I have a iQstor 2880 SAN device. Recently I was logged into one of the controllers and noticed some strange error messages showing up on the console:
10:49:11, Wednesday, 02/10/2010 : EXCEPTION: Dram Error detected: count=19 cause=4000 esr_c_0004=20000 esr_c_000C=0 esr_c_Lcause=1 esr_c_Lerr=7cc2a2b6 Dram Error being handled: count=19 cause=4000 esr_c_0004=20000 esr_c_000C=0 esr_c_Lcause=1 esr_c_Lerr=7cc2a2b6 Dram Error recovered: count=19 cause=4000 esr_c_0004=20000 esr_c_000C=0 esr_c_Lcause=1 esr_c_Lerr=7cc2a2b6
If you see errors like this, it indicates that you have bad RAM on the controller that you are logged into. Now, the important thing to note here is that these memory errors will only show up on the console of the controller that has the bad RAM. The messages will not be placed into syslog OR copied to the console of all controllers.

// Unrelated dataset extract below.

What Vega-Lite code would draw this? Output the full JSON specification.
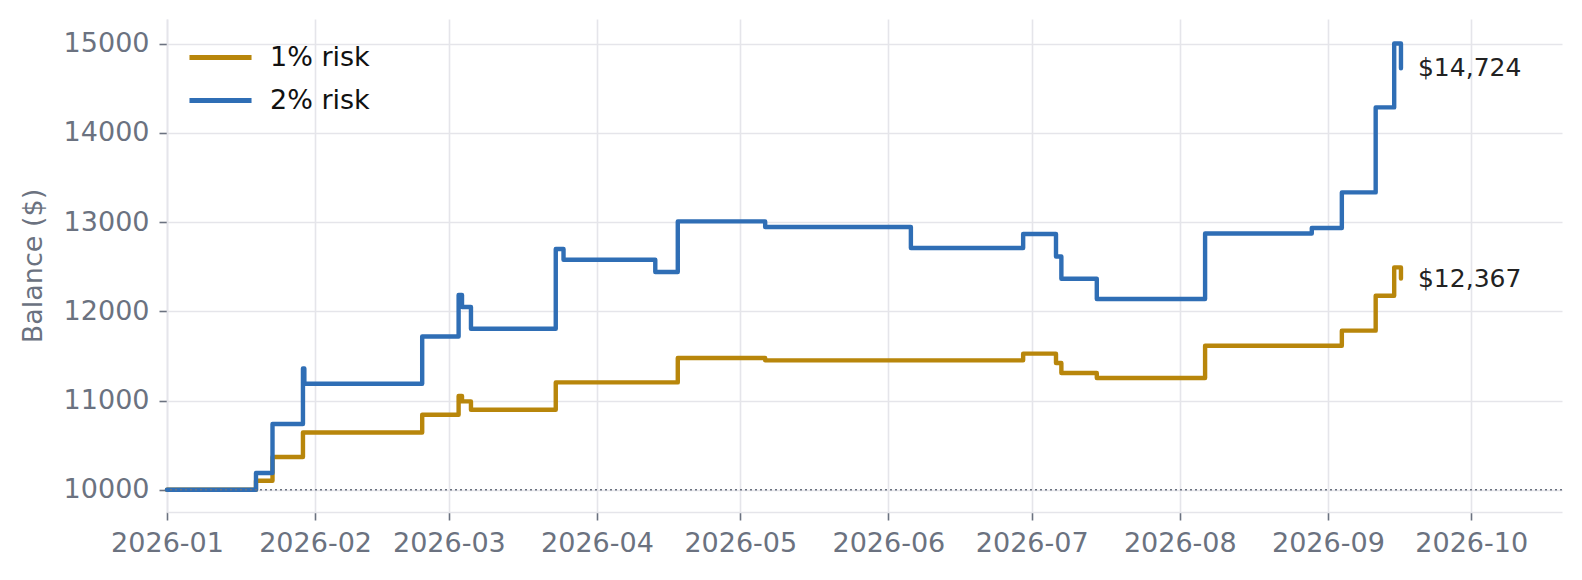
{
  "$schema": "https://vega.github.io/schema/vega-lite/v6.json",
  "width": 1395,
  "height": 493,
  "autosize": {"type": "none"},
  "padding": {"left": 167, "top": 19, "right": 20, "bottom": 68},
  "background": "white",
  "config": {
    "view": {"stroke": null},
    "font": "DejaVu Sans",
    "axis": {
      "labelFont": "DejaVu Sans",
      "labelFontSize": 27,
      "labelColor": "#6b7280",
      "tickColor": "#6b7280",
      "tickSize": 8,
      "tickWidth": 1.6,
      "gridColor": "#e5e5ea",
      "gridWidth": 1.6,
      "domainColor": "#e5e5ea",
      "domainWidth": 1.6,
      "labelPadding": 10
    }
  },
  "datasets": {
    "balance": [
      {"series": "1% risk", "time": "2026-01-01T00:00:00Z", "balance": 10000},
      {"series": "1% risk", "time": "2026-01-19T15:00:00Z", "balance": 10101},
      {"series": "1% risk", "time": "2026-01-23T02:00:00Z", "balance": 10367},
      {"series": "1% risk", "time": "2026-01-29T11:00:00Z", "balance": 10642},
      {"series": "1% risk", "time": "2026-02-23T10:00:00Z", "balance": 10841},
      {"series": "1% risk", "time": "2026-03-03T01:00:00Z", "balance": 11050},
      {"series": "1% risk", "time": "2026-03-03T18:00:00Z", "balance": 10990},
      {"series": "1% risk", "time": "2026-03-05T15:00:00Z", "balance": 10897},
      {"series": "1% risk", "time": "2026-03-23T09:00:00Z", "balance": 11203},
      {"series": "1% risk", "time": "2026-04-17T22:00:00Z", "balance": 11476},
      {"series": "1% risk", "time": "2026-05-06T05:00:00Z", "balance": 11450},
      {"series": "1% risk", "time": "2026-06-29T05:00:00Z", "balance": 11525},
      {"series": "1% risk", "time": "2026-07-06T02:00:00Z", "balance": 11420},
      {"series": "1% risk", "time": "2026-07-07T05:00:00Z", "balance": 11308},
      {"series": "1% risk", "time": "2026-07-14T15:00:00Z", "balance": 11252},
      {"series": "1% risk", "time": "2026-08-06T07:00:00Z", "balance": 11614},
      {"series": "1% risk", "time": "2026-09-03T22:00:00Z", "balance": 11783},
      {"series": "1% risk", "time": "2026-09-11T00:00:00Z", "balance": 12175},
      {"series": "1% risk", "time": "2026-09-14T21:00:00Z", "balance": 12492},
      {"series": "1% risk", "time": "2026-09-16T07:00:00Z", "balance": 12367},
      {"series": "2% risk", "time": "2026-01-01T00:00:00Z", "balance": 10000},
      {"series": "2% risk", "time": "2026-01-19T15:00:00Z", "balance": 10187},
      {"series": "2% risk", "time": "2026-01-23T02:00:00Z", "balance": 10737},
      {"series": "2% risk", "time": "2026-01-29T11:00:00Z", "balance": 11360},
      {"series": "2% risk", "time": "2026-01-29T18:00:00Z", "balance": 11188},
      {"series": "2% risk", "time": "2026-02-23T10:00:00Z", "balance": 11718},
      {"series": "2% risk", "time": "2026-03-03T01:00:00Z", "balance": 12183},
      {"series": "2% risk", "time": "2026-03-03T18:00:00Z", "balance": 12048},
      {"series": "2% risk", "time": "2026-03-05T15:00:00Z", "balance": 11805},
      {"series": "2% risk", "time": "2026-03-23T09:00:00Z", "balance": 12698},
      {"series": "2% risk", "time": "2026-03-25T00:00:00Z", "balance": 12578},
      {"series": "2% risk", "time": "2026-04-13T05:00:00Z", "balance": 12440},
      {"series": "2% risk", "time": "2026-04-17T22:00:00Z", "balance": 13008},
      {"series": "2% risk", "time": "2026-05-06T05:00:00Z", "balance": 12945},
      {"series": "2% risk", "time": "2026-06-05T17:00:00Z", "balance": 12710},
      {"series": "2% risk", "time": "2026-06-29T05:00:00Z", "balance": 12866},
      {"series": "2% risk", "time": "2026-07-06T02:00:00Z", "balance": 12615},
      {"series": "2% risk", "time": "2026-07-07T05:00:00Z", "balance": 12365},
      {"series": "2% risk", "time": "2026-07-14T15:00:00Z", "balance": 12138},
      {"series": "2% risk", "time": "2026-08-06T07:00:00Z", "balance": 12873},
      {"series": "2% risk", "time": "2026-08-28T15:00:00Z", "balance": 12934},
      {"series": "2% risk", "time": "2026-09-03T22:00:00Z", "balance": 13333},
      {"series": "2% risk", "time": "2026-09-11T00:00:00Z", "balance": 14286},
      {"series": "2% risk", "time": "2026-09-14T21:00:00Z", "balance": 15003},
      {"series": "2% risk", "time": "2026-09-16T07:00:00Z", "balance": 14724}
    ],
    "start": [{"level": 10000}]
  },
  "layer": [
    {
      "data": {"name": "balance", "format": {"parse": {"time": "date"}}},
      "mark": {"type": "line", "interpolate": "step-after", "strokeWidth": 4.4, "strokeCap": "round", "strokeJoin": "round"},
      "encoding": {
        "x": {
          "field": "time",
          "type": "temporal",
          "scale": {
            "type": "utc",
            "domain": [
              {"year": 2026, "month": 1, "date": 1, "utc": true},
              {"year": 2026, "month": 10, "date": 20, "utc": true}
            ]
          },
          "axis": {
            "title": null,
            "labelExpr": "utcFormat(datum.value, '%Y-%m')",
            "tickCount": {"interval": "month", "step": 1},
            "labelFlush": false,
            "labelOverlap": false
          }
        },
        "y": {
          "field": "balance",
          "type": "quantitative",
          "scale": {"domain": [9750, 15277], "nice": false, "zero": false},
          "axis": {
            "title": "Balance ($)",
            "titleFont": "DejaVu Sans",
            "titleFontSize": 27,
            "titleFontWeight": "normal",
            "titleColor": "#6b7280",
            "titlePadding": 16,
            "values": [10000, 11000, 12000, 13000, 14000, 15000],
            "format": "d"
          }
        },
        "color": {
          "field": "series",
          "type": "nominal",
          "scale": {"domain": ["1% risk", "2% risk"], "range": ["#b8860b", "#2f6eb5"]},
          "legend": {
            "title": null,
            "orient": "none",
            "legendX": 40,
            "legendY": 25,
            "padding": 0,
            "symbolType": "M-3,0H3",
            "symbolSize": 428,
            "symbolStrokeWidth": 5,
            "labelFont": "DejaVu Sans",
            "labelFontSize": 27,
            "labelColor": "#111111",
            "labelOffset": 36,
            "rowPadding": 15
          }
        }
      }
    },
    {
      "data": {"name": "start"},
      "mark": {"type": "rule", "strokeDash": [2, 3], "color": "#6b7280", "strokeWidth": 1.5},
      "encoding": {
        "y": {"field": "level", "type": "quantitative"}
      }
    },
    {
      "data": {"name": "balance", "format": {"parse": {"time": "date"}}},
      "transform": [
        {"joinaggregate": [{"op": "max", "field": "time", "as": "last"}], "groupby": ["series"]},
        {"filter": "time(datum.time) == time(datum.last)"}
      ],
      "mark": {"type": "text", "align": "left", "baseline": "middle", "dx": 17, "fontSize": 25, "font": "DejaVu Sans", "color": "#222222"},
      "encoding": {
        "x": {
          "field": "time",
          "type": "temporal",
          "axis": {
            "title": null,
            "labelExpr": "utcFormat(datum.value, '%Y-%m')",
            "tickCount": {"interval": "month", "step": 1},
            "labelFlush": false,
            "labelOverlap": false
          }
        },
        "y": {"field": "balance", "type": "quantitative"},
        "text": {"field": "balance", "type": "quantitative", "format": "$,.0f"}
      }
    }
  ]
}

The best way to verify which controller has the bad RAM is to open a telnet session to both controllers and leave them up for a while. Wait for the console posted error to show up and then you have confirmation on which controller to switch out the memory on.
Now, if only iQstor would get the errors to trigger an alert, copy to both consoles (with detail of which console has bad RAM, and syslog.